Penn Hills Council is expected to vote Thursday to remove a longstanding appointed official from the municipality’s planning commission for refusing to comply with a rule requiring him to undergo a criminal background check.
The planning commissioner, Jerry Chiappinelli, said he didn’t submit to a background check because he did not trust the mayor and council with his personal information.
Councilman John Petrucci said Chiappinelli is one of several board and committee members who have not undergone a criminal background check, which is required under a resolution adopted in December.
Petrucci said council learned that Chiappinelli had a criminal record.
According to that record, which the Tribune-Review obtained and reviewed, Chiappinelli was charged in 1975 with simple assault and making terroristic threats after being accused of threatening to hurt a man and pointing a gun at him during an incident in Plum.

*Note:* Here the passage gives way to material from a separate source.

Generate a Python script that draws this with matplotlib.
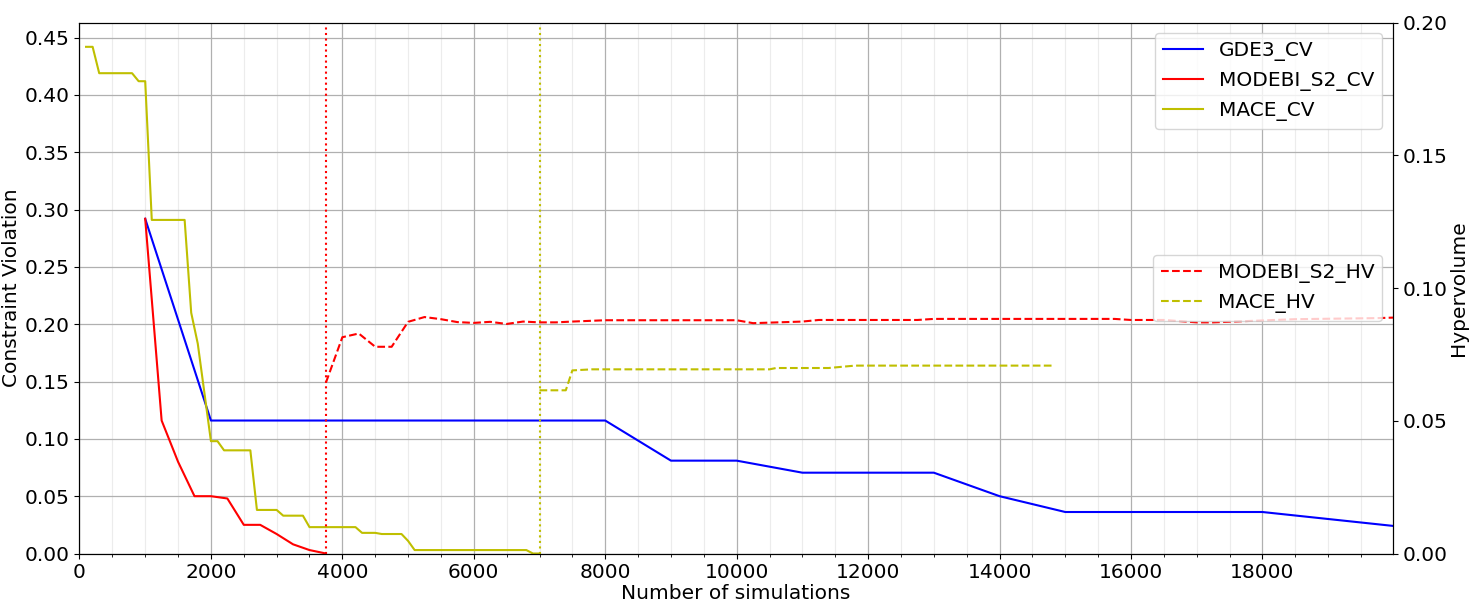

The record shows an Allegheny County Grand Jury dismissed the case against Chiappinelli a few months after charges were brought against him on Oct. 29, 1975.
Chiappinelli was 29 at the time. He does not have any other criminal offenses on his record, according to Allegheny County court records.
Council’s vote will take place at a special meeting at Penn Hills Council Chambers at 11 a.m.
According to an announcement posted Monday on its website, the meeting will be held “to discuss background check requirements and possible action regarding removal of appointed officials for noncompliance and any other business that may come before Council.”
As of Tuesday afternoon, Penn Hills has not posted an official agenda for the meeting.
The policy requires that all “applicants and members of all municipal boards, commissions and committees submit to a criminal background check.”
When the policy was adopted, Manager Scott Andrejchak said he was directed by the mayor and council to distribute letters to all board, committee and commission members asking them to submit to a criminal background check.
“This was done twice,” Andrejchak said. “From there, it’s under the purview of mayor and council how to proceed on those matters. In general, appointments and removals are the discretion of mayor and council.”
Petrucci, a main proponent of the policy, said around 40% of those subject to a background check have yet to comply.
Petrucci said council held an emergency executive session on Aug. 24 to discuss Chiappinelli’s record. He did not say how the mayor and council became aware of Chiappinelli’s record.
“He had two chances to comply … refusal to comply is grounds for dismissal,” Petrucci said.
Chiappinelli, who is serving his third four-year term on the Penn Hills Planning Commission, said he never complied because he didn’t trust the gatekeepers of the information: mayor and council.
“They wanted all my personal information and it would be put into an unsecured location. Mayor and council would have access to all my personal information,” he said. “I am not giving up my civil rights.”
As for the criminal record, Chiappinelli said the person who filed charges against him was assaulting and robbing his father at his “teenage night club,” dubbed One-Eyed Jack’s in Plum.
“I threw him out of the place and they were all jumping my car,” he said, adding that he went outside, fired his gun into the air and told them all to leave.
He said he didn’t know why the man filed charges against him.
The criminal complaint said Chiappinelli “grabbed (the victim) by the hair and was banging his head against the door of his car.”
Chiappinelli did not deny that charge when asked by a reporter, but he said he doesn’t remember banging the man’s head against a car.
“When your dad is being beaten, you’d do anything,” he said.